Voting machine will have election results about 20 minutes after polls close

Your voting experience will be a little different in the next municipal election in November 2014. Not only will you be selecting your municipal politicians for a four-year term rather than a three, but you will be doing so with an electronic voting machine.

Council voted this week to lease Elections Systems and Software Automated Voting Machines at a cost of $6,560 plus 50 per cent costs for on-site training (split with the City of Cranbrook). There is also an option to purchase the machine if they prove effective.

The benefits of the automated voting machines are quick and accurate counting of ballots, giving election results within 20 minutes after the closing of the polls; reduction in election costs because of reduced payroll; reduction in human error when large number of candidates are on the ballot and immediate feedback to the elector in the case of spoiled ballots, giving the elector an opportunity to correct their ballot.

Here’s how it works. A ballot would list all candidates for Mayor, Council, School Trustee and referendum questions if required. The elector marks the ballot in a voting booth, slides it into a security folder, which is inserted into the voting machine. The voting machine pulls the ballot from the folder, scans the results, then drops the ballot into a secure ballot box.

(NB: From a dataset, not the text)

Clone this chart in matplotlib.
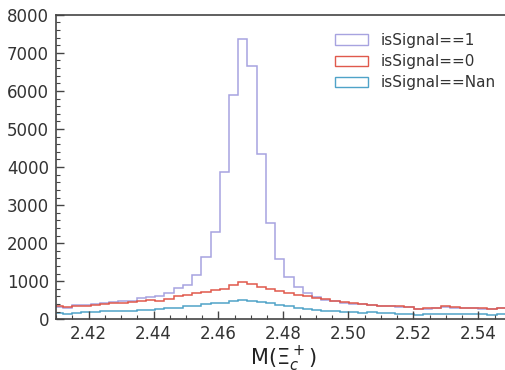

An election worker would be at the one machine to direct and assist electors.

A total of $28,000 has been budgeted for the next election (the same cost as 2011) but it is anticipated that it will cost less with the electronic machine, as far less staff would be required to work the election.

Coun. Albert Hoglund welcomed the change, saying in previous elections, results often didn’t come in until well after midnight.

“I’ll vote for it if it works,” he said. “If it works the way it’s supposed to work. I’ve got an IPad right here that doesn’t work.”

CAO Scott Sommerville said one of the main advantages was that you weren’t relying on people already fatigued from working a 12-hour shift to count ballots.

Coun. Kent Goodwin was worried about a bottleneck at the polls with only one machine. He was assured by Sommerville that advance voting would be heavily promoted.

Coun. Jack Ratcliffe said he was sure the machine would save money but asked what would happen to portable polls such as though conducted at the Pines.

Those, he was told, would be operated like a mail ballot with a sealed envelope. They would be slid through the machine on the evening of the election.

“We are not committing to purchasing them,” said Mayor Ron McRae. “It depends how it goes. I’m not sure we would decided to buy them given the next election would be four years down the road and the machines may be obsolete at that point.”